Driver: San Francisco takes the series back to its roots. It’s a fresh entry in the series that has arguably lost a bit of fuel over its past iterations, failing to reach the heights of the brilliant original for the PlayStation. While Driver: San Francisco certainly gets a little repetitive towards the end — the missions are great fun at first but seem to follow the same formula throughout — the experience is engaging and memorable, driven by a fantastic ‘Shift’ mechanic that is dynamically entertaining.
Lengthy experience – Driver: San Francisco has a tonne of content to shift through, both online and in the single-player campaign. The campaign will keep you occupied for a very long time, and there’s plenty of stuff alongside the main story to keep you engaged with the characters and plots. The missions vary from car races, police chases and stunt objectives, and while the stories woven into these mini-missions are about as corny as you’re ever going to see, the gameplay offers enough enjoyment to blanket an incoherence they might offer on the plot front. Playing these missions will unlock new Tanner missions, which act as the main goals to unlock more about the main story and protagonist John Tanner’s history with other characters. On top of all of this are a bunch of side-quests, so you can rest assured that you’ll have plenty to play with when entering into the campaign.
Shift your way to justice – A fantastic new addition to the Driver experience, ‘Shift’ allows you to instantaneously ‘shift’ from one body to another, meaning you can change cars at any one moment. The mechanic is especially beneficial as it reduces the amount of travel you need to do in the world, making those long trips from mission to mission seem considerably less tedious. Activating the feature brings you into a birds-eye view of the city, at which point you choose any car on the map to enter. It works well and breaks away from the traditional open-world experience, adding a sense of creativity to trip-skipping, as ridiculous as the premise behind it might be.

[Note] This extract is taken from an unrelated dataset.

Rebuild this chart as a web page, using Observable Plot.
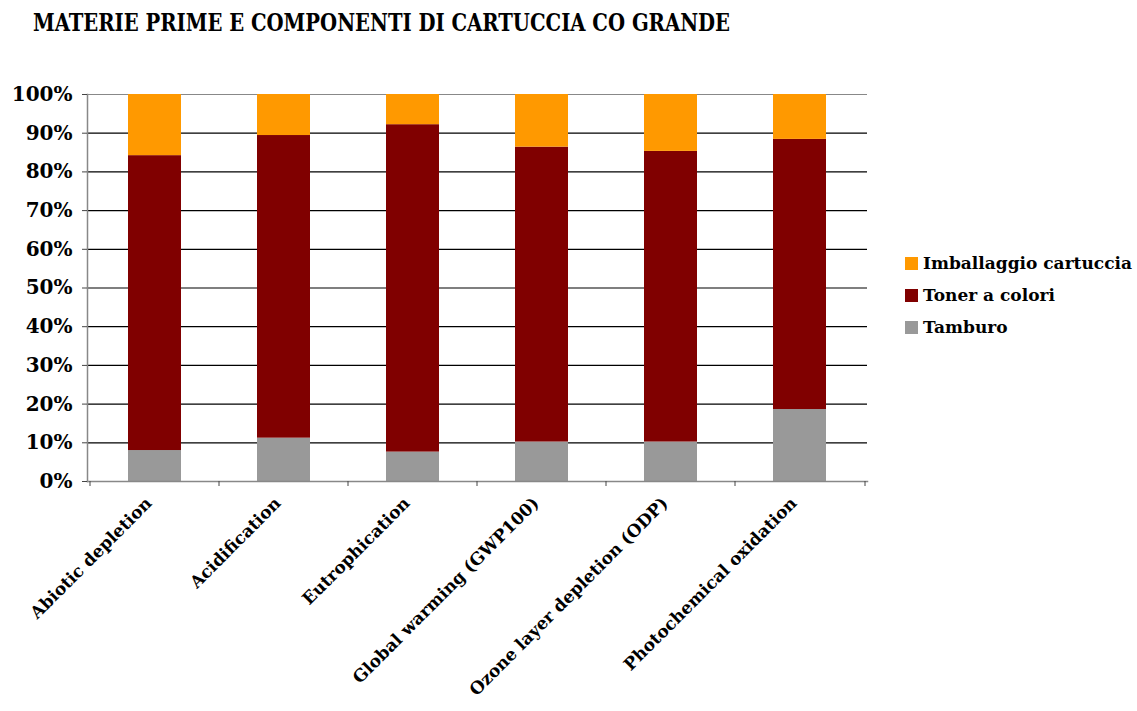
<!DOCTYPE html>
<html>
<head>
<meta charset="utf-8">
<script src="https://cdn.jsdelivr.net/npm/d3@7"></script>
<script src="https://cdn.jsdelivr.net/npm/@observablehq/plot@0.6"></script>
<style>
  html, body { margin: 0; padding: 0; background: #fff; }
  #wrap { position: relative; width: 1137px; height: 711px; overflow: hidden; }
  #title { position: absolute; left: 33px; top: 8px; font-family: "DejaVu Serif Condensed", "DejaVu Serif", serif; font-stretch: condensed; font-weight: bold; font-size: 24px; white-space: nowrap; transform-origin: 0 0; color: #000; }
  #legend { position: absolute; left: 905px; top: 247px; font-family: "DejaVu Serif", serif; font-weight: bold; font-size: 17px; color: #000; }
  .item { display: flex; align-items: center; height: 32px; }
  .sw { width: 13px; height: 13px; margin-right: 5px; }
  #chart { position: absolute; left: 0; top: 0; }
</style>
</head>
<body>
<div id="wrap">
  <div id="chart"></div>
  <div id="title">MATERIE PRIME E COMPONENTI DI CARTUCCIA CO GRANDE</div>
  <div id="legend"></div>
</div>
<script>
const categories = ["Abiotic depletion", "Acidification", "Eutrophication", "Global warming (GWP100)", "Ozone layer depletion (ODP)", "Photochemical oxidation"];
const tamburo = [8.0, 11.2, 7.6, 10.2, 10.2, 18.6];
const toner = [76.2, 78.2, 84.6, 76.2, 75.1, 69.8];
const imballaggio = [15.8, 10.6, 7.8, 13.6, 14.7, 11.6];
const seriesNames = ["Tamburo", "Toner a colori", "Imballaggio cartuccia"];
const seriesColors = ["#999999", "#800000", "#FF9900"];
const legendOrder = ["Imballaggio cartuccia", "Toner a colori", "Tamburo"];
const yTicks = [0, 10, 20, 30, 40, 50, 60, 70, 80, 90, 100];

const seriesValues = [tamburo, toner, imballaggio];
const data = [];
categories.forEach((c, i) => {
  seriesNames.forEach((s, j) => data.push({category: c, series: s, value: seriesValues[j][i]}));
});

const W = 1137, H = 711, mL = 87, mR = 270, mT = 94, mB = 230;
const step = (W - mL - mR) / categories.length;

const plot = Plot.plot({
  width: W, height: H,
  marginLeft: mL, marginRight: mR, marginTop: mT, marginBottom: mB,
  style: {fontFamily: "DejaVu Serif, serif", fontWeight: "bold", fontSize: "18px", color: "#000", background: "transparent", overflow: "visible"},
  x: {domain: categories, paddingInner: 0.59, paddingOuter: 0.31, axis: null},
  y: {domain: [0, 100], axis: null},
  color: {domain: seriesNames, range: seriesColors},
  marks: [
    Plot.ruleY(yTicks.filter(d => d > 0 && d < 100), {stroke: "#000", strokeWidth: 1.2}),
    Plot.ruleY([100], {stroke: "#888", strokeWidth: 1.2}),
    Plot.barY(data, {x: "category", y: "value", fill: "series", order: seriesNames}),
    Plot.frame({anchor: "left", stroke: "#888", strokeWidth: 1.5}),
    Plot.frame({anchor: "bottom", stroke: "#888", strokeWidth: 1.5}),
    Plot.axisY({ticks: yTicks, tickSize: 5, tickPadding: 10, label: null, tickFormat: d => d + "%", stroke: "#444", fontSize: 20, fontWeight: "bold"}),
    Plot.axisX({ticks: categories, tickSize: 5, label: null, tickFormat: () => "", dx: -step / 2, stroke: "#444"}),
    Plot.axisX({ticks: categories.slice(-1), tickSize: 5, label: null, tickFormat: () => "", dx: step / 2, stroke: "#444"}),
    Plot.axisX({ticks: categories, tickSize: 0, label: null, tickRotate: -45, tickPadding: 19, dx: -6, fontSize: 17, fontWeight: "bold"})
  ]
});
document.getElementById("chart").appendChild(plot);

const legend = document.getElementById("legend");
legendOrder.forEach(name => {
  const it = document.createElement("div");
  it.className = "item";
  const sw = document.createElement("div");
  sw.className = "sw";
  sw.style.background = seriesColors[seriesNames.indexOf(name)];
  const t = document.createElement("span");
  t.textContent = name;
  it.appendChild(sw); it.appendChild(t);
  legend.appendChild(it);
});

const title = document.getElementById("title");
const tw = title.getBoundingClientRect().width;
title.style.transform = `scaleX(${697 / tw})`;
</script>
</body>
</html>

Engaging open-world – The gameworld in Driver: San Francisco is quite large. There’s plenty of road to drive on throughout, with missions scattered all over. Sure, any big, open world for an open-world game such as this is to be expected, but it’s really about what’s actually in the world that defines its worth. You’re looking at about 335km of road to traverse as well as plenty of recognizable San Francisco landmarks. Previous Driver iterations generally did a pretty good job of offering an accurate recreation of a city, and Driver; San Francisco continues that trend with a virtual world that should make any San Franciscan feel right at home.
Surprisingly entertaining online – You’re looking at six different multiplayer modes on offer, giving plenty of value alongside the game’s seemingly endless amount of content in single-player (not to mention a very awesome list of licensed cars, which one can only expect in a Driver game). One fantastic mode is ‘Trailblazer’: going up against four other friends, the goal is to stay in the trail of an escaping DeLorean, with only one car at a time able to stay in the stream. It makes for a very frantic and action-packed online experience as all players strive to get in the position needed to win the match. Thankfully, Shift has been added to the multiplayer component, with a slowly replenishing meter implemented to restrict how often you use the feature.
The Will to Drive – Optional missions that are scattered throughout the city earn you will power points, as will performing car stunts like drifting. These points can be used to buy new cars, with garages scattered throughout the map. Cars are fully licensed and range from your basic, slow vehicle, to a quick supercar such as a Ford GT. Driving mechanics aren’t especially realistic but they do compliment the pacing and tone of the experience, blending arcadey handling with accessible controls. After all, the experience is very much driven by stunts and quick driving action, so the developer has certainly hit the mark in that regard.
Repetitive later on – There’s a fantastic amount of content in Driver: San Francisco, but it is ultimately held down by a sense of receptiveness towards the end of the experience. The abundance of side-missions blanket how often you’ll actually be doing the same tasks over and over again, but leading into the game’s conclusion much of what you’ll be doing would have already been done early on. The main missions don’t have this issue, but Tanner’s missions can only be unlocked by completing all of the side-missions, and these are just made up of the same objectives over and over.
Storyline is downright ridiculous – Driver: San Francisco follows on from Driv3r, following main character Tanner and criminal Jericho. The criminal mastermind came to San Francsico after having escaped from Istanbul, only to be captured and imprisoned shortly after his arrival. As one might predict, Jericho escapes during a prison transfer, leading Tanner into an action-packed chasing sequence that offers a fantastic introduction to the experience. The chase ends with Tanner being run down and ending up in a coma, which forms the basis of the game’s narrative: while in his deep sleep, Tanner dreams of chasing after Tanner, and this is where the action takes place. It’s simply ridiculous but, thankfully, not especially influential on how entertaining the game can be.
The Final Verdict
Jam-packed full of content and with plenty of awesome licensed cars to enjoy, Driver: San Francisco is thrill ride that brings the series back to its driving roots. While the missions get a little repetitive near the end, the experience as a whole is refreshing and engaging, and the game’s ‘Shift’ mechanic makes for a very satisfying way of taking down the bad guys that plague the streets.